Dossier

Medical Transcription Orchestration

Real-time captions for clinical meetings — headless bots + WebSocket fan-out.

Role

Senior Software Engineer

Company

Ceiba

Dates

2025–2026

Stack

Node.js / TypeScript / Express / Docker / WebSockets / Redis / FFmpeg / JWT / Zoom Meeting SDK / Zoom RTMS / C++

Highlights

Designed and built the Node.js orchestration backend coordinating headless meeting bots, audio streams, and a transcription service
Shipped a C++ headless meeting bot (containerized) that captures per-participant audio and opens one TCP stream per participant to the orchestrator
Authored a TypeScript alternative bot on Zoom's Realtime Media Streams SDK — same per-meeting container model as the full Meeting-SDK path, but removed the Linux Meeting SDK's silent failures and a layer of glue-code complexity
Published two TypeScript SDKs: one for bot authors (3-stage handshake, stream API, backpressure, auto-reconnect) and one for caption consumers (typed events, multi-session subscribe, auto-reconnect)
Wired per-participant audio capture, FFmpeg normalization, real-time transcription, and WebSocket caption broadcast as one end-to-end pipeline
Redis-backed session persistence with recovery on restart; dockerode-driven isolated bot container spawning per meeting

Problem

Clinical meetings needed live captions piped directly into the existing clinical UI, with two constraints Zoom’s own captioning did not satisfy: medical-term accuracy and AV-vendor independence.
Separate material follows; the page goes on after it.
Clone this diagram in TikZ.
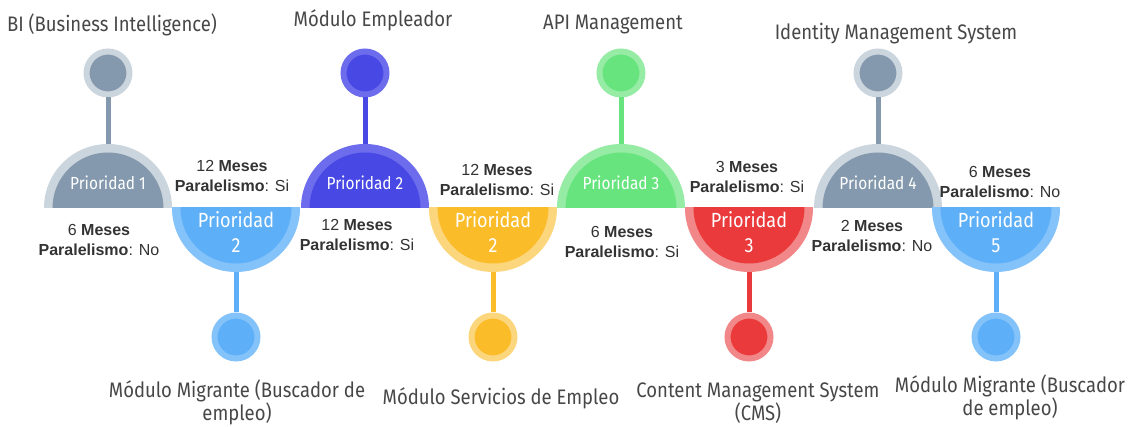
\documentclass[tikz,border=0pt]{standalone}
\usepackage{fontspec}
\setmainfont{Liberation Sans}
\newfontfamily\fira{Fira Sans}[FakeStretch=0.88]
\usetikzlibrary{calc}
\definecolor{gIn}{HTML}{8499AD}
\definecolor{gRg}{HTML}{CBD5DE}
\definecolor{lbIn}{HTML}{5DAFF8}
\definecolor{lbRg}{HTML}{84C2FA}
\definecolor{vIn}{HTML}{4848E5}
\definecolor{vRg}{HTML}{6C6CEC}
\definecolor{yIn}{HTML}{FBBC29}
\definecolor{yRg}{HTML}{FCD67C}
\definecolor{grIn}{HTML}{68E47F}
\definecolor{grRg}{HTML}{96EBA5}
\definecolor{rIn}{HTML}{EB3A3B}
\definecolor{rRg}{HTML}{F18788}
\definecolor{lblcol}{HTML}{474747}
\definecolor{mescol}{HTML}{333333}
\tikzset{
 dot/.style={circle, minimum size=43pt, inner sep=0pt, line width=6pt, draw=#1Rg, fill=#1In},
 stem/.style={line width=5pt, draw=#1In},
 lbl/.style={font=\fira\fontsize{21}{23}\selectfont, text=lblcol, align=center, inner sep=0pt},
 mes/.style={font=\fontsize{16}{20.5}\selectfont, text=mescol, align=center, inner sep=0pt},
 ptop/.style={font=\fira\fontsize{17.5}{20}\selectfont, text=white, inner sep=0pt},
 pbot/.style={font=\fira\fontsize{20.5}{25}\selectfont, text=white, align=center, inner sep=0pt},
}
\newcommand\updisc[2]{\begin{scope}\clip ($(#1)+(-70,-70)$) rectangle ($(#1)+(70,0)$);
 \fill[#2Rg] (#1) circle[radius=64pt]; \fill[#2In] (#1) circle[radius=55.5pt];\end{scope}}
\newcommand\downdisc[2]{\begin{scope}\clip ($(#1)+(-70,0)$) rectangle ($(#1)+(70,70)$);
 \fill[#2Rg] (#1) circle[radius=64pt]; \fill[#2In] (#1) circle[radius=55.5pt];\end{scope}}
\begin{document}
\begin{tikzpicture}[x=1pt,y=-1pt]
\useasboundingbox (0,0) rectangle (1133,427);
% disc centres
\coordinate (d1) at (108,208);
\coordinate (d2) at (236,208);
\coordinate (d3) at (365,208);
\coordinate (d4) at (493,208);
\coordinate (d5) at (621,208);
\coordinate (d6) at (749,208);
\coordinate (d7) at (878,208);
\coordinate (d8) at (996,208);
% small dots
\node[dot=g]  (s1) at (108,73) {};
\node[dot=lb] (s2) at (236,337) {};
\node[dot=v]  (s3) at (365,73) {};
\node[dot=y]  (s4) at (493,337) {};
\node[dot=gr] (s5) at (621,73) {};
\node[dot=r]  (s6) at (749,337) {};
\node[dot=g]  (s7) at (878,73) {};
\node[dot=lb] (s8) at (996,337) {};
% stems
\draw[stem=g]  (s1) -- (d1);
\draw[stem=lb] (s2) -- (d2);
\draw[stem=v]  (s3) -- (d3);
\draw[stem=y]  (s4) -- (d4);
\draw[stem=gr] (s5) -- (d5);
\draw[stem=r]  (s6) -- (d6);
\draw[stem=g]  (s7) -- (d7);
\draw[stem=lb] (s8) -- (d8);
% half discs
\updisc{d1}{g}
\downdisc{d2}{lb}
\updisc{d3}{v}
\downdisc{d4}{y}
\updisc{d5}{gr}
\downdisc{d6}{r}
\updisc{d7}{g}
\downdisc{d8}{lb}
% disc texts
\node[ptop] (p1) at (108,183) {Prioridad 1};
\node[pbot] (p2) at (236,232) {Prioridad\\2};
\node[ptop] (p3) at (365,183) {Prioridad 2};
\node[pbot] (p4) at (493,232) {Prioridad\\2};
\node[ptop] (p5) at (621,183) {Prioridad 3};
\node[pbot] (p6) at (749,232) {Prioridad\\3};
\node[ptop] (p7) at (878,183) {Prioridad 4};
\node[pbot] (p8) at (996,232) {Prioridad\\5};
% duration texts
\node[mes] (m1) at (232,176) {12 \textbf{Meses}\\\textbf{Paralelismo}: Si};
\node[mes] (m2) at (99,240) {6 \textbf{Meses}\\\textbf{Paralelismo}: No};
\node[mes] (m3) at (357,235) {12 \textbf{Meses}\\\textbf{Paralelismo}: Si};
\node[mes] (m4) at (497,180) {12 \textbf{Meses}\\\textbf{Paralelismo}: Si};
\node[mes] (m5) at (622,242) {6 \textbf{Meses}\\\textbf{Paralelismo}: Si};
\node[mes] (m6) at (747,177) {3 \textbf{Meses}\\\textbf{Paralelismo}: Si};
\node[mes] (m7) at (872,236) {2 \textbf{Meses}\\\textbf{Paralelismo}: No};
\node[mes] (m8) at (1000,182) {6 \textbf{Meses}\\\textbf{Paralelismo}: No};
% labels
\node[lbl, anchor=base] (l1) at (112,32) {BI (Business Intelligence)};
\node[lbl, anchor=base] (l3) at (373,27) {Módulo Empleador};
\node[lbl, anchor=base] (l5) at (613,30) {API Management};
\node[lbl, anchor=base] (l7) at (896,40) {Identity Management System};
\node[lbl, anchor=base] (l2) at (237,421) {Módulo Migrante (Buscador de\\empleo)};
\node[lbl, anchor=base] (l4) at (501,405) {Módulo Servicios de Empleo};
\node[lbl, anchor=base] (l6) at (758,421) {Content Management System\\(CMS)};
\node[lbl, anchor=base] (l8) at (1010,416) {Módulo Migrante (Buscador\\de empleo)};
\end{tikzpicture}
\end{document}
Zoom’s built-in captions misrendered medical terminology often enough to be unusable for clinical documentation, and locking the caption pipeline to one vendor would have blocked a planned expansion to other AV platforms.

Approach

Split into three independently-replaceable services. A headless meeting bot joins the call and exposes per-participant audio — built twice, once in C++ on the full Meeting SDK and once in TypeScript on Zoom’s newer Realtime Media Streams. An orchestrator owns session lifecycle, dockerode-driven bot spawning, FFmpeg audio normalization, and the transcription handoff. A WebSocket fan-out broadcasts captions to subscribed clinical UIs. Two TypeScript SDKs sit on the contract surfaces — bot-side (3-stage handshake, stream API, backpressure, auto-reconnect) and consumer-side (typed events, multi-session subscribe, auto-reconnect). Sessions persist in Redis, so an orchestrator restart does not drop active meetings. The bot/orchestrator boundary is explicitly AV-vendor-agnostic: a non-Zoom platform plugs in by writing a new bot, without rewriting the orchestrator or the consumer SDK.

Result

End-to-end caption latency landed in the ~200ms range based on informal production observation (no formal benchmark was run under the schedule). The orchestrator handles 10–50 concurrent meetings in production, serving five clinical providers across 50+ US hospitals in real time.

What broke

The first cut leaned on Zoom’s Linux Meeting SDK for the headless bot, and it kept biting us in production — intermittent meeting-join failures, a recording-permission prompt the SDK surfaced inside the meeting that patients and clinicians visibly found unsettling, a small slice of added latency, and a maintenance load that did not shrink with time. Replacing the bot with the RTMS path removed those failure modes: a purpose-built real-time media server for raw AV streaming, with no permission prompt to surface and no join handshake to fail on — simpler glue code on our side, and lower ongoing maintenance cost.